「ス」が「シ」に変わると・・・
〜 常磐線のEF81 〜



(上野駅にて)


最近、ネットでブラブラとサイト巡りをしていて、田端区のEF81には、昨今、様々な人気のカマがあることを知りました。星ガマ、虹ガマ、そしてカシガマ・・・。

「ん? カシガマ・・・?」
よく読んでみると、寝台特急「カシオペア」牽引限定の塗装機だそうで・・・。

考えてみれば、線路際に立ち、カマを必死になって追い回していたころから、どういうワケか「トッキュウ」にはあまり興味がありませんでした。そりゃあ、客レの寝台列車に関しては、一応チェックはしていましたが、どうせ牽くのはPFあたりが関の山でしたし、後ろに続くのも無個性な14系か24系ばかりでしたから、カマに看板がつこうがつくまいが、そんなこと大した興味にもならなかったのです。辛うじて追うのは、カマ仲間に半ば強引に誘われる、田端のハチマル(EF80)くらいのものでした。
最末期のハチマルは、ほとんどが同区のEF81との共通運用で、しかも自区から始まる運用の場合、そのまま流れずカマ替えになることも頻繁・・・。特に、寝台客レの運用は、その傾向が顕著でありました。上野で待っていても、推進でホームに滑り込んで来て、初めてカマが判明するような、そんな状態に近かったのです。わざわざ夜遅くまで粘って、しかも心から好きだったワケではないハチマルを待って、やって来たのはEF81・・・。これほど、1日の疲れを倍増させるようなことはありませんでした。
この日も、さんざん迷って、それでも一縷の望みを託し、上野駅地平ホームで時間をつぶします。常磐線経由の寝台特急「ゆうづる」は、583系のスジと客レのスジが設定されていて、客レのスジは、いつも地平ホームに肩を並べて出発を待ちました。
1本目・・・。長い長い青の客車の後ろにへばりついていたのは、そう、「カス」ガマのEF81。今日は、79号機でした。どんよりと曇る心、そして、待った自分への後悔・・・。
線路端で、職員がカンテラを振ります。そう、続いてもう1本の「ゆうづる」入線です。最後の望みは、これがハチマルであること。できれば、変形窓の37号機か、スカート装備の29号機 だと嬉しいなぁ・・・。
残っているネガの、その次のコマには、尾久で出発を待つ宇都宮のゴハチ姿が刻まれていました。きっと、この時入ってきた「ゆうづる」は、まぎれもなくEF81だったのでしょう。
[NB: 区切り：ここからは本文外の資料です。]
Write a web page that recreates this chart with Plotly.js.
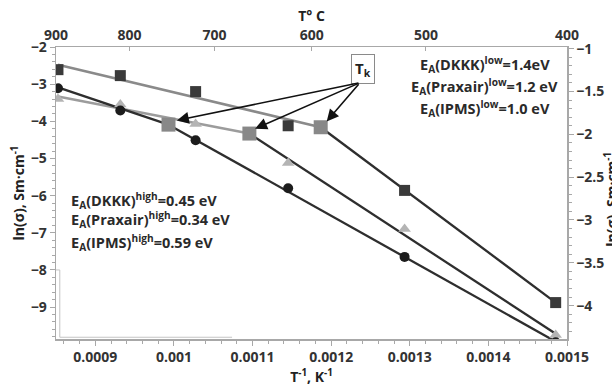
<!DOCTYPE html>
<html>
<head>
<meta charset="utf-8">
<script src="https://cdn.plot.ly/plotly-3.0.1.min.js"></script>
<style>html,body{margin:0;padding:0;background:#fff;}#chart{width:612px;height:390px;}</style>
</head>
<body>
<div id="chart"></div>
<script>
// ---- data ----
const seriesNames = ['DKKK', 'Praxair', 'IPMS'];
const tempsC = [900, 800, 700, 600, 500, 400];
const invT = [0.0008525, 0.0009318, 0.0010276, 0.0011453, 0.0012934, 0.0014856];
const dkkk = [-2.61, -2.77, -3.20, -4.12, -5.86, -8.88];
const praxair = [-3.40, -3.55, -4.07, -5.12, -6.90, -9.75];
const ipms = [-3.11, -3.71, -4.51, -5.80, -7.65, -9.95];
// break points (T_k) per series: DKKK, Praxair, IPMS
const tkX = [0.0011867, 0.0010960, 0.0009931];
const tkY = [-4.16, -4.33, -4.09];
// fitted lines: value at first (900 C) and last (400 C) temperature
const fitStartY = [-2.48, -3.33, -3.085];
const fitEndY = [-8.88, -9.72, -9.93];
// top axis (temperature) ticks as drawn in the reference
const topTickPos = [0.00085, 0.0009435, 0.0010515, 0.0011753, 0.0013205, 0.0015];
const topTickLabels = ['900', '800', '700', '600', '500', '400'];
const highLabels = ['E<sub>A</sub>(DKKK)<sup>high</sup>=0.45 eV', 'E<sub>A</sub>(Praxair)<sup>high</sup>=0.34 eV', 'E<sub>A</sub>(IPMS)<sup>high</sup>=0.59 eV'];
const lowLabels = ['E<sub>A</sub>(DKKK)<sup>low</sup>=1.4eV', 'E<sub>A</sub>(Praxair)<sup>low</sup>=1.2 eV', 'E<sub>A</sub>(IPMS)<sup>low</sup>=1.0 eV'];

const seriesVals = [dkkk, praxair, ipms];
const highLineColors = ['#8a8a8a', '#9c9c9c', '#2e2e2e'];
const lowLineColor = '#2e2e2e';
const markerStyles = [
  {symbol: 'square', size: 11, color: '#3a3a3a'},
  {symbol: 'triangle-up', size: 11, color: '#b4b4b4'},
  {symbol: 'circle', size: 10, color: '#1c1c1c'}
];

const traces = [];
const last = invT.length - 1;
for (let i = 0; i < 3; i++) {
  traces.push({x: [invT[0], tkX[i]], y: [fitStartY[i], tkY[i]], mode: 'lines',
    line: {color: highLineColors[i], width: 2.5}, hoverinfo: 'skip', showlegend: false});
  traces.push({x: [tkX[i], invT[last]], y: [tkY[i], fitEndY[i]], mode: 'lines',
    line: {color: lowLineColor, width: 2.3}, hoverinfo: 'skip', showlegend: false});
}
for (let i = 0; i < 3; i++) {
  traces.push({x: invT, y: seriesVals[i], mode: 'markers', name: seriesNames[i],
    marker: markerStyles[i], showlegend: false});
}
traces.push({x: tkX, y: tkY, mode: 'markers', name: 'T_k',
  marker: {symbol: 'square', size: 14, color: '#888888'}, showlegend: false});
// dummy trace so that the secondary axes are drawn
traces.push({x: [null], y: [null], xaxis: 'x2', yaxis: 'y2', mode: 'markers', hoverinfo: 'skip', showlegend: false});

const tickFont = {family: 'Open Sans', size: 14, color: '#333333', weight: 'bold'};
const titleFont = {family: 'Open Sans', size: 14, color: '#222222', weight: 'bold'};
const annFont = {family: 'Open Sans', size: 14.5, color: '#2a2a2a', weight: 'bold'};
const axLine = '#a8a8a8';

const annotations = [];
const lowY = [0.9393, 0.865, 0.7909];
const highY = [0.4741, 0.408, 0.3301];
for (let i = 0; i < 3; i++) {
  annotations.push({xref: 'paper', yref: 'paper', x: 0.839, y: lowY[i], xanchor: 'center', yanchor: 'middle',
    text: lowLabels[i], showarrow: false, font: annFont});
  annotations.push({xref: 'paper', yref: 'paper', x: 0.026, y: highY[i], xanchor: 'left', yanchor: 'middle',
    text: highLabels[i], showarrow: false, font: annFont});
}
// T_k label box
annotations.push({xref: 'paper', yref: 'paper', x: 0.6017, y: 0.9256, xanchor: 'center', yanchor: 'middle',
  text: 'T<sub>k</sub>', showarrow: false, font: {family: 'Open Sans', size: 15, color: '#222', weight: 'bold'},
  bordercolor: '#8a8a8a', borderwidth: 1, borderpad: 3, bgcolor: '#ffffff'});
// arrows pointing at the break points
const arrowTipX = [0.0010037, 0.0011032, 0.0011943];
const arrowTipY = [-3.976, -4.199, -4.003];
for (let i = 0; i < 3; i++) {
  annotations.push({xref: 'x', yref: 'y', axref: 'x', ayref: 'y', x: arrowTipX[i], y: arrowTipY[i],
    ax: 0.0012366, ay: -2.961, text: '', showarrow: true, arrowhead: 2, arrowsize: 1.5,
    arrowwidth: 1.6, arrowcolor: '#111111', standoff: 0, startstandoff: 0});
}
// right axis title (partly cut by the image edge, as in the reference)
annotations.push({xref: 'paper', yref: 'paper', x: 1.086, y: 0.48, xanchor: 'center', yanchor: 'middle',
  text: 'ln(σ), Sm·cm<sup>-1</sup>', textangle: -90, showarrow: false, font: titleFont});

const layout = {
  width: 612, height: 390,
  margin: {l: 56, r: 45, t: 47, b: 51},
  paper_bgcolor: '#ffffff', plot_bgcolor: '#ffffff',
  showlegend: false,
  xaxis: {
    range: [0.00085, 0.0015], tick0: 0.0009, dtick: 0.0001, tickformat: '~g',
    showgrid: false, zeroline: false, showline: true, linecolor: axLine, linewidth: 1.5,
    ticks: 'outside', ticklen: 5, tickcolor: axLine, tickfont: tickFont,
    minor: {dtick: 0.00002, ticks: 'outside', ticklen: 3, tickcolor: axLine, showgrid: false},
    title: {text: 'T<sup>-1</sup>, K<sup>-1</sup>', font: titleFont, standoff: 4}
  },
  xaxis2: {
    overlaying: 'x', side: 'top', anchor: 'y', range: [0.00085, 0.0015],
    tickmode: 'array', tickvals: topTickPos, ticktext: topTickLabels,
    showgrid: false, zeroline: false, showline: true, linecolor: axLine, linewidth: 1.5,
    ticks: 'inside', ticklen: 4, tickcolor: axLine, tickfont: tickFont,
    title: {text: 'T° C', font: titleFont, standoff: 0}
  },
  yaxis: {
    range: [-9.86, -2], dtick: 1,
    showgrid: false, zeroline: false, showline: true, linecolor: axLine, linewidth: 1.5,
    ticks: 'outside', ticklen: 5, tickcolor: axLine, tickfont: tickFont,
    minor: {dtick: 0.2, ticks: 'outside', ticklen: 3, tickcolor: axLine, showgrid: false},
    title: {text: 'ln(σ), Sm·cm<sup>-1</sup>', font: titleFont, standoff: 3}
  },
  yaxis2: {
    overlaying: 'y', side: 'right', anchor: 'x', range: [-4.39, -0.98], dtick: 0.5,
    showgrid: false, zeroline: false, showline: true, linecolor: axLine, linewidth: 1.5,
    ticks: 'outside', ticklen: 5, tickcolor: axLine, tickfont: tickFont,
    minor: {dtick: 0.1, ticks: 'outside', ticklen: 3, tickcolor: axLine, showgrid: false}
  },
  shapes: [
    {type: 'line', xref: 'paper', yref: 'paper', x0: 0.0074, x1: 0.0074, y0: 0.006, y1: 0.2365, line: {color: '#c4c4c4', width: 1}},
    {type: 'line', xref: 'paper', yref: 'paper', x0: 0.0074, x1: 0.3446, y0: 0.006, y1: 0.006, line: {color: '#c4c4c4', width: 1}},
    {type: 'line', xref: 'paper', yref: 'paper', x0: 0, x1: 0.0074, y0: 0.2365, y1: 0.2365, line: {color: '#c4c4c4', width: 1}}
  ],
  annotations: annotations
};

Plotly.newPlot('chart', traces, layout, {staticPlot: true, displayModeBar: false});
</script>
</body>
</html>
「カス」ガマたちの競演に、きっと舌打ちをしながら、カメラを構えることすらなく、家路についたのだと思います。
そんな「カス」ガマは、20年以上の時間を経て、たった1文字、入れ替わりました。そして、このカマを追うために命を懸け、このカマが入ることがニュースになる、そんなカマへと変わりました。「ス」が「シ」に変わり、きっと、多くのファンの熱い視線を浴びながら、黙々と鉄路を走り続けているのでしょう。
そういえば、この日、後から入って来たEF81は、何号機だったのでしょうね? 今となっては確かめる術もありませんが、81号機? 89号機? 95号機? それとも99号機・・・? もしかしたらその夜、深い溜め息を残して背を向けたそのホームで、とんでもない「未来の競演」が繰り広げられていたのかも知れません。